Optimism on the Cutting Edge

Many beloved works of science fiction are dystopian and cautionary tales about what could come to pass if we cede too much power to machines or surveillance states. Conflict often makes great stories, and sometimes taking danger or darkness to an extreme clarifies the version we’re living in now. But science fiction can also include optimistic tales of liberating heroes, more equal societies, and deeper knowledge. There is room in science fiction (and certainly in Cellarius!) for optimism: hope, ambiguity, freedom, and love stories.

Likewise, the best possible outcomes of scalable Web 3.0 technologies offer rich opportunities for storytellers. Individuals, institutions, and societies all interact and overlap in science fiction. What will the world look like when large groups of people can coordinate and collaborate without the mediation of a central authority? How will people approach business transactions peer to peer, in the absence of middlemen, with more tools for establishing trust and reputation? What will jobs look like when companies have evolved into networks? How do the dots between these connect in the lived experience of one person?

In fact, some Web 2.0 giants, including Google, Apple, and Microsoft, have hired science fiction writers to present to their employees on “design fiction” and meet with their teams of developers and researchers to workshop ideas. User research and user experience should start with storytelling, and making users and their contexts fully three-dimensional.

Does Sci-Fi Really Inspire Great Ideas?

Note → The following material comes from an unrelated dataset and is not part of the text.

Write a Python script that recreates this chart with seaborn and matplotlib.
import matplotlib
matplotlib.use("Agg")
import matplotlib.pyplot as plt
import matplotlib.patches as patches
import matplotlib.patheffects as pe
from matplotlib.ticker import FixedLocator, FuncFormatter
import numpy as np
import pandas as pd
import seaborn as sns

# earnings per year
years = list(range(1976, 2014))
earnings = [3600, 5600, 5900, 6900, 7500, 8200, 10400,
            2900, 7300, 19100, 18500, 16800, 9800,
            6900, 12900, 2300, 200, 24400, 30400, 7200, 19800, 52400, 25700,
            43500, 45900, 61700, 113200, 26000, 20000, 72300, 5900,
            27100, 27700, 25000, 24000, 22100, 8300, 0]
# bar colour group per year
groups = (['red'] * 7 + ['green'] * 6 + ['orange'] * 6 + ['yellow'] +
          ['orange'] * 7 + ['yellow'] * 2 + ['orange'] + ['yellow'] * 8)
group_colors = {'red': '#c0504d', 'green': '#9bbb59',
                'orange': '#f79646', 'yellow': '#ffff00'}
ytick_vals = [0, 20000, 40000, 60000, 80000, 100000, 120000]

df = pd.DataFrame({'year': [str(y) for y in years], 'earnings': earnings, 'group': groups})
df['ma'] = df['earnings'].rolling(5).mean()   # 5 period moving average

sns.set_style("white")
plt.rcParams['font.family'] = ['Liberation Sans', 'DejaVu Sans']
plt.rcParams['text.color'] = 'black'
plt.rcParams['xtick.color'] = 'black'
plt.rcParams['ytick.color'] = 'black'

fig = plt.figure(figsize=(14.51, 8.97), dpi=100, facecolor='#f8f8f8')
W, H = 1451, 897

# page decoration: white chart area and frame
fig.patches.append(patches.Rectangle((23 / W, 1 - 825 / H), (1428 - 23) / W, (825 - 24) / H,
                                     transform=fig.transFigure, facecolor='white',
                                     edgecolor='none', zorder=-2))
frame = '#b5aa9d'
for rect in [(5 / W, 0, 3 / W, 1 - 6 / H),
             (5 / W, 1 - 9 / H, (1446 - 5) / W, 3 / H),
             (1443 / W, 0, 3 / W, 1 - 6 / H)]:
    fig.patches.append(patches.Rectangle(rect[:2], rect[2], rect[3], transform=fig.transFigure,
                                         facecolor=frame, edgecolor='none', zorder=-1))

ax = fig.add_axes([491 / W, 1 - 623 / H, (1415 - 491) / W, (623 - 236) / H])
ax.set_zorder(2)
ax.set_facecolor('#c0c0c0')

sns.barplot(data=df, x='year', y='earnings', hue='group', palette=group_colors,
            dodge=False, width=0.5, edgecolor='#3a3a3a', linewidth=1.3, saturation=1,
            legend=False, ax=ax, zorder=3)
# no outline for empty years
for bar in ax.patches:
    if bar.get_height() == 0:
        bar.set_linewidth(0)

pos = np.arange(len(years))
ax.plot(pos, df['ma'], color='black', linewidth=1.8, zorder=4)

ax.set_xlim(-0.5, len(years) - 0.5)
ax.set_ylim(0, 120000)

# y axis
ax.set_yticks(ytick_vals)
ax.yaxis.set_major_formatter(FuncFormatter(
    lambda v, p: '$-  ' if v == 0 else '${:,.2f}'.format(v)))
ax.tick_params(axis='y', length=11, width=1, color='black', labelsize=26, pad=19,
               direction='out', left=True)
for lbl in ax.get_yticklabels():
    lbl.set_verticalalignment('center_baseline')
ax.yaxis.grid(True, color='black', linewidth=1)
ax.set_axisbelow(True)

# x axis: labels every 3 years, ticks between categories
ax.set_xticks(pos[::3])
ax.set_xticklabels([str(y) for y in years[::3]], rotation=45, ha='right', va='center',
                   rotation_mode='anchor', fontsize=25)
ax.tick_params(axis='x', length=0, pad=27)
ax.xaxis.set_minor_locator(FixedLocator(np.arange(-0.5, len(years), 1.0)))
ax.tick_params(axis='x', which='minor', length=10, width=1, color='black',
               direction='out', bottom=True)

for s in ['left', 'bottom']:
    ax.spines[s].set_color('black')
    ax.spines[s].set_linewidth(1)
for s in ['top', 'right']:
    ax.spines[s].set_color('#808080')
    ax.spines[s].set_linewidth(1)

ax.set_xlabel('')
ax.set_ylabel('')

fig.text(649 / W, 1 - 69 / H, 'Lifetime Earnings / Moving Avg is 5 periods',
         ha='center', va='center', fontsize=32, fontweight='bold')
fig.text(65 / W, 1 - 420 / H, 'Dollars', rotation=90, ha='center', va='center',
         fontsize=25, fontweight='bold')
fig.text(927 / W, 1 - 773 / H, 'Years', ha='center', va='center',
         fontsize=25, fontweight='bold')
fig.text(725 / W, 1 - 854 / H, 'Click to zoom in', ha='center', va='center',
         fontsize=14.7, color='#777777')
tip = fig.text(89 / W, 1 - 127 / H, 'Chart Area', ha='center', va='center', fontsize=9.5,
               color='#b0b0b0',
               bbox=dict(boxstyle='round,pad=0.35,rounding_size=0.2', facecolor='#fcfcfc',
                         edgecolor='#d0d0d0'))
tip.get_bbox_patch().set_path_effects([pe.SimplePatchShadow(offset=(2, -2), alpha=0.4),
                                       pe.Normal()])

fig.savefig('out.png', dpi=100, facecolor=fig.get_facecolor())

Ask Joe Lubin!

ConsenSys founder and Ethereum co-founder Joe Lubin is a devoted science fiction fan. His three favorite works? The classic 1982 film “Blade Runner,” directed by Ridley Scott — an adaptation of Philip K. Dick’s novel Do Androids Dream of Electric Sheep? — and the Neal Stephenson novels Snow Crash (1992) and The Diamond Age (1995). Are there base notes of decentralized architectures and non-hierarchical mesh organizations in these pages? Only one way to find out.